Cualquier modalidad de arte, ya sea escribir, pintar, esculpir o fotografiar, cuando nace de las entrañas del artista, impregna de autenticidad la obra y llega al espectador sin filtros, atrapándolo por instinto. No está contaminada por ningún tipo de rigor académico. Sucede algo parecido cuando bebes agua directamente de la roca de un manantial. No tiene garantía de calidad, pero sacia la sed mejor que cualquier agua embotellada.
Así es la pintura de Tato. No es perfecta. Es mejor que eso. Brota del pincel al lienzo y del lienzo hacia quien la observa como si fuese un proceso natural.
Tiene un estilo fácilmente reconocible y un color que solo es de él: los rojos, amarillos y morados con los que rompe el cielo cuando cae la luz ya sea en su motivo principal, el mar, en las calles empedradas cuando llueve, o en las sombras de las escenas costumbristas que retratan oficios como el del hombre que vende castañas.
Hay una figura que une las obras de estos dos creadores y que Javier ha bautizado como las Damas del agua. Ambos saben retratar, Tato en acuarela y Javier con su cámara, la fuerza y la belleza de la estampa de las mariscadoras gallegas. Esas que no ves en otro lado. Esas, que como a las rederas, ya casi desaparecidas, hemos visto durante mucho tiempo como si fuesen parte del paisaje, sin apenas reparar en ellas. Conforman, sin embargo, una impactante imagen, solas o en grupo, encorvadas las espaldas, absortas en su trabajo, llenando de color - y de sudor - la orilla.
Una imagen que provoca sentimientos contradictorios en el espectador: Qué bonito y qué duro, qué poca ganancia en proporción a lo que se esfuerzan. Qué extraño que, la imagen de ese trabajo resulte tan plástica, tan instagrameable y tan buen motivo para ser reflejada en una obra de arte. Qué paradójico que algo tan prosaico contenga tanta poesía.
Esa cualidad tan particular, la captan perfectamente Tato y Javier, para el que las damas del agua no son las sirenas, universalmente consideradas paradigma del atractivo más hipnotizador, con sus cantos y sus movimientos ondulantes, retratadas desde la mitología hasta los libros infantiles y de ahí a todo el imaginario colectivo.

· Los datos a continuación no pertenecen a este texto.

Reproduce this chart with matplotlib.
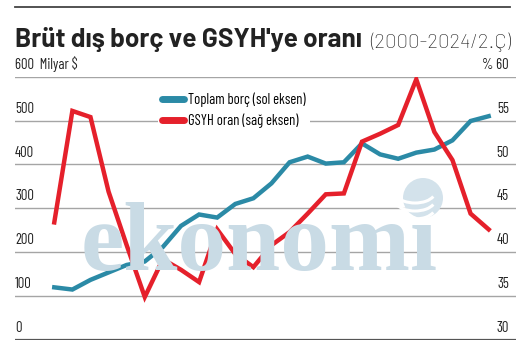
import matplotlib
matplotlib.use("Agg")
import matplotlib.pyplot as plt
import matplotlib.transforms as mtransforms
from matplotlib.lines import Line2D
from matplotlib.patches import Ellipse, Arc

years = list(range(2000, 2025))
toplam_borc = [120, 115, 137, 154, 171, 179, 212, 260, 286, 279, 310, 323, 357,
               405, 418, 402, 405, 448, 423, 413, 427, 434, 455, 499, 510]
gsyh_oran = [43.4, 56.1, 55.4, 46.9, 40.8, 34.9, 39.2, 38.0, 36.6, 42.6, 39.8, 38.3,
             40.8, 42.3, 44.4, 46.6, 46.7, 52.6, 53.5, 54.5, 59.7, 53.7, 50.5, 44.4, 42.6]
sol_ticks = [0, 100, 200, 300, 400, 500, 600]
sag_ticks = [30, 35, 40, 45, 50, 55, 60]

plt.rcParams['font.family'] = ['Barlow Condensed', 'DejaVu Sans']

mavi = "#2b8aa6"
kirmizi = "#e5202b"
W, H = 527, 353

fig = plt.figure(figsize=(W/100, H/100), dpi=100)
ax = fig.add_axes([15/W, 1-340/H, 501/W, (340-76.7)/H])
ax.set_xlim(1997.83, 2025.51)
ax.set_ylim(0, 600)
ax.axis("off")

ax2 = ax.twinx()
ax2.set_ylim(30, 60)
ax2.axis("off")

# grid lines
for v in sol_ticks:
    if v == 0:
        ax.axhline(v, color="#555555", lw=1.6, zorder=2)
    else:
        ax.axhline(v, color="#a5a5a5", lw=1.0, zorder=2)

# watermark
fig.text(81/W, 1-270/H, "ekonomi", fontsize=70, family=["Liberation Serif"],
         weight="bold", color="#c9dbe5", zorder=0.5, ha="left", va="baseline")
gx, gy, gr = 423/W, 1-198/H, 20
fig.add_artist(Ellipse((gx, gy), 2*gr/W, 2*gr/H, transform=fig.transFigure,
                       fc="#d3e2eb", ec="none", zorder=0.6))
for dy in [-10, -2, 6]:
    fig.add_artist(Arc((gx - 8/W, gy + dy/H), 40/W, 22/H, theta1=200, theta2=340,
                       transform=fig.transFigure, color="white", lw=2.2, zorder=0.7))

tr = mtransforms.offset_copy(ax.get_yaxis_transform(), fig=fig, y=3.5, units="points")
for v in sol_ticks:
    lab = "600  Milyar $" if v == 600 else str(v)
    ax.text(0.0, v, lab, transform=tr, ha="left", va="bottom", fontsize=10.5, color="#222222")
tr2 = mtransforms.offset_copy(ax2.get_yaxis_transform(), fig=fig, y=3.5, units="points")
for v in sag_ticks:
    lab = "% 60" if v == 60 else str(v)
    ax2.text(0.986, v, lab, transform=tr2, ha="right", va="bottom", fontsize=10.5, color="#222222")

ax.plot(years, toplam_borc, color=mavi, lw=3.2, solid_joinstyle="miter", zorder=3)
ax2.plot(years, gsyh_oran, color=kirmizi, lw=3.2, solid_joinstyle="miter", zorder=4)

handles = [Line2D([], [], color=mavi, lw=5, solid_capstyle="round"),
           Line2D([], [], color=kirmizi, lw=5, solid_capstyle="round")]
leg = ax2.legend(handles, ["Toplam borç (sol eksen)", "GSYH oran (sağ eksen)"],
                 loc="upper left", bbox_to_anchor=(0.285, 0.955), frameon=True,
                 fontsize=10.5, handlelength=1.5, handletextpad=0.25, labelspacing=0.45,
                 borderpad=0.3, borderaxespad=0)
leg.get_frame().set_facecolor("white")
leg.get_frame().set_edgecolor("none")
leg.get_frame().set_alpha(1)

# title and top rule
fig.add_artist(Line2D([15/W, 510/W], [1-7/H, 1-7/H], color="#444444", lw=1.3))


def fit_text(x0, x1, s, size, **kw):
    t = fig.text(x0/W, 1-47.5/H, s, fontsize=size, ha="left", va="baseline", **kw)
    fig.canvas.draw()
    w = t.get_window_extent().width
    t.set_fontsize(size * (x1 - x0) / w)
    return t


fit_text(15, 362, "Brüt dış borç ve GSYH'ye oranı", 18,
         family=["Barlow", "Roboto", "DejaVu Sans"], weight="bold", color="#222222")
fit_text(370, 510, "(2000-2024/2.Ç)", 16,
         family=["Barlow", "Roboto", "DejaVu Sans"], weight="light", color="#1e1e1e")

fig.savefig("out.png", dpi=100)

Para Javier Albatros las damas del mar son nuestras mariscadoras, fuertes, sólidas, casi despojadas de cualquier halo de seducción, prácticamente ignoradas por la Literatura, hasta que llega él y, como observador sensible, sabe ver dónde otros han mirado antes sin ser capaces de extraer su verdadero valor, de ponerlas en primer plano.
Algo tendrán las fotografías de Javier, algo tendrán las acuarelas de Tato. Algo que aquí no terminamos de apreciar cómo se merece.
Cuántos artistas locales necesitarían que se pusieran a su alcance los medios y los espacios de los que pueden hacer uso las grandes firmas.
Simplemente algo más de atención haría despegar su obra. Y una foto como las de Javier o una acuarela, como las de Tato, colgarían en las paredes de nuestras casas con el mismo orgullo con que mostramos las obras de otros autores, de cuya calidad nadie duda pero que no son tan cercanos, tan nuestros.
Qué mal repartimos a veces las cartas, y las apuestas, sobre la mesa.